Heathrow losses almost halve to £684m as Britain’s busiest airport promises ‘year of renewal’ in 2023
- Heathrow Airport continues to recover from its Covid-19 lows
- Passenger numbers trebled to 62 million last year as restrictions were eased
Heathrow Airport’s losses narrowed to £684million last year as the British Airways hub continues to recover from its pandemic lows.
Britain’s busiest airport, which made a loss of around £1.3billion in 2021 under stringent Covid-19 travel restrictions, grew faster than any airport in the world in 2022 as passenger numbers trebled to 62million.
Heathrow, which has also been hampered by rising costs, staff shortages and industrial action, said on Thursday that 2022 had been ‘a year of recovery’ and pledged this year would mark a ‘year of renewal’ as revenues recover further.
Heathrow pledged this year would mark a ‘year of renewal’ as revenues recover further
Revenues climbed by 140 per cent in 2022 to £2.9billion as passenger volumes soared 217.6 per cent from 19.4 million a year earlier.
Heathrow’s consolidated nominal net debt ticked 9.2 per cent higher to around 14.6billion.
The airport said its financing ‘remains conservative, with strong liquidity and gearing falling below pre-pandemic levels’.
Heathrow also flagged a return to normality on staffing levels post-pandemic, but cautioned ‘border closures and loss of skills deeply scarred the global aviation sector and it will take some time to fully recover’.
It added: ‘Over 25,000 people have started work at Heathrow in the last 18 months and resource levels are now close to pre-pandemic levels.
‘The focus is now on improving skills, experience and building resilience.
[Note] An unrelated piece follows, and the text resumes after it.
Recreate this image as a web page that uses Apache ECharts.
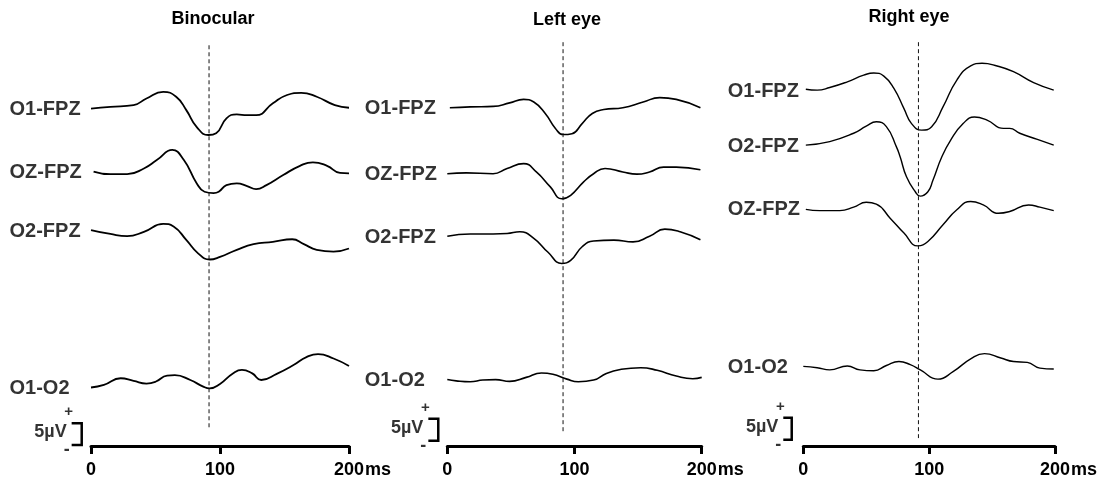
<!DOCTYPE html>
<html>
<head>
<meta charset="utf-8">
<script src="https://cdn.jsdelivr.net/npm/echarts@6/dist/echarts.min.js"></script>
<style>html,body{margin:0;padding:0;background:#fff;}#chart{width:1104px;height:481px;}</style>
</head>
<body>
<div id="chart"></div>
<script>
// ---------- DATA (time in ms, amplitude in µV) ----------
const panelTitles = ['Binocular', 'Left eye', 'Right eye'];
const channelsBinocular = ['O1-FPZ', 'OZ-FPZ', 'O2-FPZ', 'O1-O2'];
const channelsLeft = ['O1-FPZ', 'OZ-FPZ', 'O2-FPZ', 'O1-O2'];
const channelsRight = ['O1-FPZ', 'O2-FPZ', 'OZ-FPZ', 'O1-O2'];
const xTicks = [0, 100, 200];
const timeUnit = 'ms';
const scaleBarValue = 5; // µV
const scaleBarLabel = '5µV';
const latencies = [91.5, 91, 91.5]; // dashed latency marker, ms

// channel baselines (µV above the time axis)
const offsetsBinocular = [76.8, 62.3, 49.1, 13.4];
const offsetsLeft = [77.0, 62.0, 47.7, 15.2];
const offsetsRight = [80.9, 68.4, 53.9, 18.0];

// Binocular
const binoO1FPZ = [[0,-0.1],[15,0.3],[33,0.7],[43,2.2],[56,3.7],[66,2.6],[74,-0.5],[82,-4.3],[91,-6.1],[97,-5.7],[105,-2.3],[113,-1.4],[121,-1.6],[128,-1.6],[141,1.1],[152,3.0],[163,3.5],[175,2.6],[189,0.7],[200,0.1]];
const binoOZFPZ = [[2,0.1],[15,-0.5],[28,-0.5],[41,0.8],[51,2.7],[63,5.0],[72,2.7],[82,-2.6],[88,-4.5],[95,-4.8],[99,-4.5],[105,-3.0],[113,-2.6],[121,-3.2],[128,-3.9],[136,-3.0],[149,-0.7],[162,1.4],[172,2.2],[183,1.4],[193,-0.2],[200,-0.3]];
const binoO2FPZ = [[0,0],[15,-0.9],[28,-1.4],[41,-0.4],[56,1.4],[64,0.8],[74,-2.3],[83,-5.3],[92,-6.7],[100,-6.1],[113,-4.5],[126,-3.2],[141,-2.7],[156,-2.1],[165,-3.2],[175,-4.5],[188,-4.9],[200,-4.2]];
const binoO1O2 = [[0,-0.1],[10,0.5],[23,2.0],[33,1.4],[43,0.8],[50,1.2],[59,2.6],[65,2.7],[77,1.6],[87,0.1],[92,-0.3],[100,0.7],[110,3.1],[117,3.9],[125,3.1],[132,1.6],[144,3.0],[157,5.0],[167,6.8],[176,7.5],[188,6.5],[200,4.8]];

// Left eye
const leftO1FPZ = [[2,-0.1],[18,0.1],[36,0.2],[49,1.0],[60,1.8],[68,1.2],[77,-1.4],[85,-4.8],[91,-6.2],[98,-6.0],[106,-3.7],[114,-1.4],[123,-0.5],[138,-0.1],[154,1.2],[167,2.2],[180,1.8],[199,-0.1]];
const leftOZFPZ = [[0,-0.1],[15,0.1],[36,-0.1],[47,1.1],[60,2.2],[70,0.3],[81,-3.1],[90,-5.8],[97,-5.0],[107,-2.0],[115,-0.1],[124,1.1],[138,0.3],[149,-0.2],[159,0.3],[170,1.4],[180,1.4],[199,0.8]];
const leftO2FPZ = [[0,0],[18,0.5],[36,0.5],[47,0.6],[57,1.0],[68,-0.5],[79,-3.6],[90,-6.2],[97,-5.5],[106,-2.4],[115,-1.1],[131,-0.9],[146,-1.3],[159,0],[171,1.6],[183,1.0],[199,-0.8]];
const leftO1O2 = [[0,-0.1],[7,-0.4],[18,-0.6],[28,-0.2],[38,-0.1],[49,-0.5],[62,0.4],[74,1.4],[83,1.1],[94,0],[103,-0.6],[115,-0.2],[125,1.3],[136,2.2],[152,2.6],[165,2.0],[180,0.7],[193,0.1],[200,0.4]];

// Right eye
const rightO1FPZ = [[2,0.2],[11,0],[21,0.6],[35,1.9],[48,3.4],[56,3.9],[64,3.2],[72,0.4],[80,-4.2],[86,-7.6],[94,-9.1],[102,-8.3],[111,-3.8],[122,2.3],[133,5.5],[142,6.1],[154,5.5],[167,4.2],[183,1.7],[199,0]];
const rightO2FPZ = [[2,0],[21,0.8],[40,2.7],[50,4.3],[58,5.3],[66,4.2],[74,-0.4],[77,-2.7],[82,-7.2],[89,-10.6],[93,-11.6],[99,-10.6],[103,-8.0],[110,-2.7],[117,1.1],[127,4.9],[136,6.4],[146,5.7],[159,3.8],[164,3.8],[172,2.7],[186,1.3],[199,0]];
const rightOZFPZ = [[2,-0.1],[13,-0.4],[29,-0.4],[40,0.4],[50,1.5],[58,1.1],[69,-2.1],[80,-5.5],[91,-8.4],[99,-7.4],[111,-3.6],[122,-0.2],[133,1.7],[143,0.9],[155,-1.0],[164,-0.6],[179,0.9],[188,0.4],[199,-0.4]];
const rightO1O2 = [[0,0.1],[11,-0.2],[21,-0.7],[35,0.2],[45,-0.7],[56,-0.9],[66,0.3],[76,1.2],[85,0.5],[93,-0.7],[107,-2.8],[119,-1.1],[133,1.8],[144,3.0],[157,2.0],[167,1.2],[178,1.0],[188,-0.3],[199,-0.5]];

// ---------- LAYOUT / STYLE ----------
const FONT = '"Liberation Sans", Arial, sans-serif';
const Y_MAX = 92.3;            // µV range shown in each panel (5 µV ≈ 22 px)
const panels = [
  {channels: channelsBinocular, offsets: offsetsBinocular, traces: [binoO1FPZ, binoOZFPZ, binoO2FPZ, binoO1O2],
   left: 91, width: 258, lineWidth: 1.8, labelDx: -81, titleX: 213, titleY: 19,
   bar: {xL: -15, xR: -7.2, base: 0.2}, latTop: 91.1, latBottom: 4.1},
  {channels: channelsLeft, offsets: offsetsLeft, traces: [leftO1FPZ, leftOZFPZ, leftO2FPZ, leftO1O2],
   left: 447.3, width: 254.4, lineWidth: 1.6, labelDx: -82, titleX: 567, titleY: 20,
   bar: {xL: -14.9, xR: -7.1, base: 1.2}, latTop: 91.8, latBottom: 3.0},
  {channels: channelsRight, offsets: offsetsRight, traces: [rightO1FPZ, rightO2FPZ, rightOZFPZ, rightO1O2],
   left: 803.3, width: 251.7, lineWidth: 1.4, labelDx: -75, titleX: 909, titleY: 17,
   bar: {xL: -15.9, xR: -9.2, base: 1.4}, latTop: 91.8, latBottom: 1.8}
];

const grids = [], xAxes = [], yAxes = [], series = [], graphics = [];
panels.forEach((p, pi) => {
  grids.push({left: p.left, width: p.width, top: 40, height: 406});
  xAxes.push({
    type: 'value', gridIndex: pi, min: xTicks[0], max: xTicks[xTicks.length - 1], interval: xTicks[1] - xTicks[0],
    axisLine: {show: true, onZero: false, lineStyle: {color: '#000', width: 3}},
    axisTick: {show: true, length: 8, lineStyle: {color: '#000', width: 3}},
    splitLine: {show: false},
    axisLabel: {color: '#000', fontFamily: FONT, fontWeight: 'bold', fontSize: 18, margin: 15},
    name: timeUnit, nameLocation: 'end', nameGap: 16, nameMoveOverlap: false,
    nameTextStyle: {color: '#000', fontFamily: FONT, fontWeight: 'bold', fontSize: 18, verticalAlign: 'top', padding: [15, 0, 0, 0]}
  });
  yAxes.push({type: 'value', gridIndex: pi, min: 0, max: Y_MAX, show: false});

  // traces
  p.traces.forEach((tr, ci) => {
    series.push({
      type: 'line', name: panelTitles[pi] + ' ' + p.channels[ci], xAxisIndex: pi, yAxisIndex: pi,
      data: tr.map(([t, v]) => [t, +(v + p.offsets[ci]).toFixed(2)]),
      smooth: 0.5, showSymbol: false, silent: true, clip: false,
      lineStyle: {color: '#000', width: p.lineWidth}
    });
  });

  // latency marker
  series.push({
    type: 'line', xAxisIndex: pi, yAxisIndex: pi, silent: true, showSymbol: false,
    data: [[latencies[pi], p.latTop], [latencies[pi], p.latBottom]],
    lineStyle: {color: '#111', width: 1, type: [4, 3]}
  });

  // channel labels
  series.push({
    type: 'scatter', xAxisIndex: pi, yAxisIndex: pi, silent: true, clip: false, symbolSize: 1,
    itemStyle: {color: 'rgba(0,0,0,0)'},
    data: p.channels.map((c, ci) => ({name: c, value: [0, p.offsets[ci]]})),
    label: {show: true, formatter: '{b}', position: [p.labelDx, 1.5], align: 'left', verticalAlign: 'middle',
            color: '#000', fontFamily: FONT, fontWeight: 'bold', fontSize: 20}
  });

  // scale bar bracket (custom series, drawn through the axes' scales)
  const b = p.bar, top = b.base + scaleBarValue;
  series.push({
    type: 'custom', xAxisIndex: pi, yAxisIndex: pi, silent: true, clip: false,
    data: [[b.xL, b.xR, b.base, top]],
    encode: {x: [0, 1], y: [2, 3]},
    renderItem: function (params, api) {
      const a = api.coord([api.value(0), api.value(3)]);
      const c = api.coord([api.value(1), api.value(3)]);
      const d = api.coord([api.value(1), api.value(2)]);
      const e = api.coord([api.value(0), api.value(2)]);
      return {type: 'polyline', shape: {points: [a, c, d, e]},
              style: {stroke: '#000', lineWidth: 2.5, fill: null, lineJoin: 'miter'}};
    }
  });
  series.push({
    type: 'scatter', xAxisIndex: pi, yAxisIndex: pi, silent: true, clip: false, symbolSize: 1,
    itemStyle: {color: 'rgba(0,0,0,0)'},
    data: [
      {value: [b.xL, b.base + scaleBarValue / 2], label: {formatter: scaleBarLabel, align: 'right', offset: [-5, -2], fontSize: 18}},
      {value: [b.xL, top], label: {formatter: '+', offset: [-3, -11], fontSize: 15}},
      {value: [b.xL, b.base], label: {formatter: '-', offset: [-5, 5], fontSize: 18}}
    ],
    label: {show: true, position: 'inside', color: '#000', fontFamily: FONT, fontWeight: 'bold', verticalAlign: 'middle'}
  });

  graphics.push({
    type: 'text', x: p.titleX, y: p.titleY,
    style: {text: panelTitles[pi], fill: '#000', font: 'bold 18px ' + FONT, textAlign: 'center', textVerticalAlign: 'middle'}
  });
});

const chart = echarts.init(document.getElementById('chart'), null, {renderer: 'canvas'});
chart.setOption({
  backgroundColor: '#fff',
  animation: false,
  grid: grids, xAxis: xAxes, yAxis: yAxes, series: series, graphic: graphics
});
</script>
</body>
</html>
We are seeing the benefits in a successful Christmas and half-term getaway. In 2019, passengers ranked Heathrow as one of the top 10 in the world and we are determined to get back there.’
CEO John Holland-Kaye, who will step down this year, said: ‘2022 may have been a year of recovery, but 2023 is shaping up to be a year of renewal for Heathrow.
‘Our teams have already delivered a successful Christmas and half-term getaway, and with a great investment plan in place, we are determined to once again rank in the top 10 airports for service.’
Looking ahead, Heathrow stuck to its December forecasts for 2023, which predicted adjusted EBITDA growth of 4.1 per cent to £1.74billion on the back of further passenger growth and revenues of £3.2billion.
Operating costs, however, are forecast to increase 18.3 per cent to £1.4billion ‘to support the increase in passengers, the full year effect of re-opened terminal facilities and higher utilities costs’.
A key factor for Heathrow this year and beyond will be the Civil Aviation Authority’s decision on investment in passenger service, which is expected in March.
Heathrow slammed the CAA’s regulated charges, branding tariff plans for the next three years as ‘not deliverable due to errors in the CAA’s forecasts’.
The CAA controls Heathrow’s maximum airport charge and has brought in an interim tariff until it finalises its longer term plans.
Head of investment at Interactive Investor Victoria Scholar said: ‘Last year’s removal of covid restrictions helped spur a recovery for Heathrow after the extremely difficult pandemic era when most flights were ground to a halt.
‘However 2022 posed challenges of its own with labour shortages prompting the implementation of limits on passenger capacity between July and October.
‘Strikes, baggage handling problems and cancellations, China’s lockdowns as well as the long-term structural decline in business travel have created headwinds for Heathrow.
‘Plus there is the macroeconomic backdrop to contend with which has resulted in slower growth, a softening consumer and inflated costs. Nonetheless Heathrow said service is getting back to pre-pandemic levels after a successful Christmas and half term, describing 2023 as the “year of renewal”.’